①アセロラ由来小胞(Acerola Exosome-Like Nanovesicles: AELNs)と核酸医薬の複合体の形成法の確立

 動物細胞由来のエクソソームに任意の核酸を内包させる技術としては、エレクトロポレーション法やリポフェクション法などが試みられてきましたが、効率よくエクソソームを改変する手法はいまだに確立されていないのが現状である。
 黒田氏らの研究チームもエレクトロポレーションを含む数種類の方法でアセロラ由来小胞内に核酸の導入を試みたが、結果的にAELNs(2.2×10^9 particles)と合成miRNA(hsa-miR-340)を一定濃度で混合して氷上で30分静置するだけで複合体を形成させることができた。
 さらに、AELNsと複合体を形成した核酸(合成miRNA)は下図に示す様にRNase、強酸(pH2)、強アルカリ(pH10)に耐性を示した。

②in vitro培養系を用いたAELNs―核酸医薬複合体の細胞への取り込み

 次に、氷上30分のインキュベートで形成させたAELNsと蛍光標識した合成miR-340の複合体を培養細胞に添加して、細胞内への取り込みを視覚的に確認した。図Eに示す様に取り込まれたmiRNAのシグナル(緑色)が細胞質内で観察されました。

 また、取り込まれた合成miR-340が、細胞内で本来の機能を示しているか確認するためにmiR-340の標的遺伝子であるMMP2の発現をRT-PCRで確認した結果、下図Hに示す様にAELN―miR-340複合体を添加した細胞でMMP2の発現が低下しているのを明らかにした。
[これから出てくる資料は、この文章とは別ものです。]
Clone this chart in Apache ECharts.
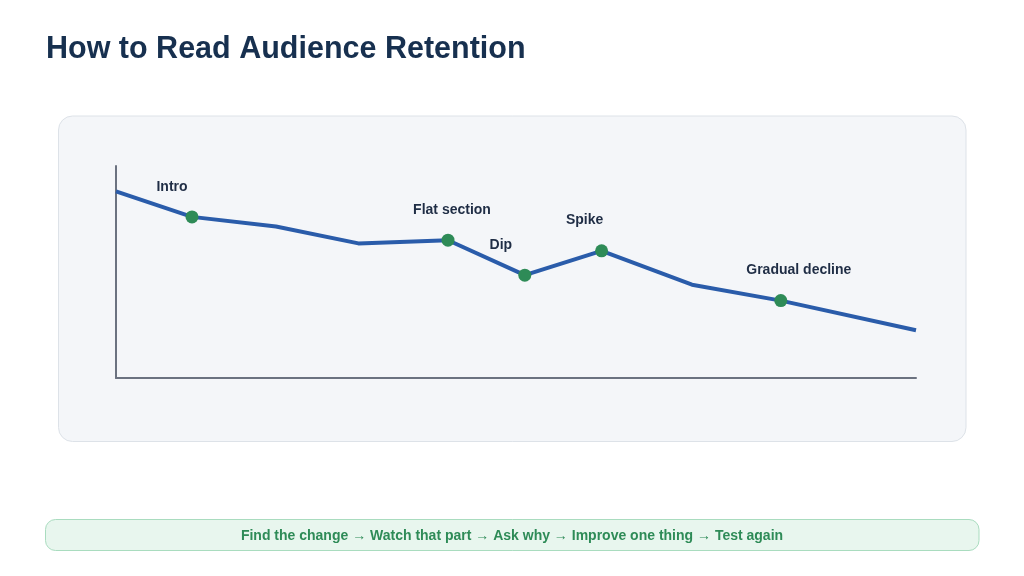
<!DOCTYPE html>
<html>
<head>
<meta charset="utf-8">
<script src="https://cdn.jsdelivr.net/npm/echarts@6/dist/echarts.min.js"></script>
<style>
html,body{margin:0;padding:0;background:#ffffff;}
#chart{width:1024px;height:576px;}
</style>
</head>
<body>
<div id="chart"></div>
<script>
// Data
const titleText = 'How to Read Audience Retention';
const footerText = 'Find the change \u2192 Watch that part \u2192 Ask why \u2192 Improve one thing \u2192 Test again';
const timePct = [0, 9.5, 20, 30.3, 41.5, 51.1, 60.7, 72, 83.1, 100];
const retention = [88, 76, 71.5, 63.5, 65, 48.5, 60, 44, 36.5, 22.5];
const markerIndex = [1, 4, 5, 6, 8];
const markerLabels = ['Intro', 'Flat section', 'Dip', 'Spike', 'Gradual decline'];
const labelOffsets = [[-20, -30], [4, -30], [-24, -30], [-17, -31], [18, -30]];

const chart = echarts.init(document.getElementById('chart'));
const font = "'Liberation Sans', Arial, sans-serif";

const lineData = timePct.map((x, i) => [x, retention[i]]);
const markerData = markerIndex.map((idx, k) => ({
  value: [timePct[idx], retention[idx]],
  label: { formatter: markerLabels[k], offset: labelOffsets[k] }
}));

chart.setOption({
  animation: false,
  backgroundColor: '#ffffff',
  title: {
    text: titleText,
    left: 41,
    top: 29,
    textStyle: { fontFamily: font, fontSize: 30.5, fontWeight: 'bold', color: '#17304f' }
  },
  graphic: [
    {
      type: 'rect', z: -10, silent: true,
      shape: { x: 58.5, y: 116, width: 907.5, height: 325.5, r: 14 },
      style: { fill: '#f4f6f9', stroke: '#dde2e8', lineWidth: 1 }
    },
    {
      type: 'rect', z: -10, silent: true,
      shape: { x: 45.5, y: 519.5, width: 933.5, height: 31, r: 10 },
      style: { fill: '#e8f6ee', stroke: '#a9dcbf', lineWidth: 1 }
    },
    {
      type: 'text', silent: true,
      x: 512, y: 536,
      style: {
        text: footerText, align: 'center', verticalAlign: 'middle',
        font: "bold 14px 'Liberation Sans', Arial, sans-serif", fill: '#2e8b57'
      }
    }
  ],
  grid: { left: 116, right: 108, top: 166, bottom: 198 },
  xAxis: {
    type: 'value', min: 0, max: 100,
    axisLine: { show: true, lineStyle: { color: '#6b7280', width: 2 } },
    axisTick: { show: false }, axisLabel: { show: false }, splitLine: { show: false }
  },
  yAxis: {
    type: 'value', min: 0, max: 100,
    axisLine: { show: true, onZero: false, lineStyle: { color: '#6b7280', width: 2 } },
    axisTick: { show: false }, axisLabel: { show: false }, splitLine: { show: false }
  },
  series: [
    {
      type: 'line', data: lineData, symbol: 'none', smooth: false,
      lineStyle: { color: '#2a5caa', width: 4 }, z: 2
    },
    {
      type: 'scatter', data: markerData, symbolSize: 13,
      itemStyle: { color: '#2e8b57', opacity: 1 }, z: 3,
      label: {
        show: true, position: 'inside',
        fontFamily: font, fontSize: 14, fontWeight: 'bold', color: '#1f2d45'
      }
    }
  ]
});
</script>
</body>
</html>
③in vivoモデルマウスを用いたAELN―核酸医薬複合体の経口投与における効果

 核酸の経口投与モデルとして、AELNsと核酸の複合体をマウスに経口投与して各組織への到達と薬理効果を検討した。下図C、Dに示すようにルシフェラーゼを発現しているトランスジェニック(Tg)マウスを用いて、AELN―ルシフェラーゼsiRNA複合体を経口投与すると24時間後に全身のルシフェラーゼ活性が抑制されていた。

 2018年に世界初のRNAi(siRNA)医薬patisiranが誕生し、脂質ナノ粒子に封入された送達キャリアーを搭載したはじめての核酸医薬としても注目された。
 また、2016〜2018年は、CpGオリゴを含む5つの核酸医薬が立て続けに上市されており、核酸医薬がコンスタントに実用化されるフェーズに到達したことが伺える。
 如何に副作用なく効率的に標的へと届けることが可能な技術が必須であり、今回、同研究で示したアセロラ小胞という天然物を担体として用いた核酸の経口投与法は、核酸医薬DDSにおけるブレイクスルーとなり得ると考えられ、創薬期間が短く低コストであるメリットを活かした核酸医薬品の基盤への応用が期待できる。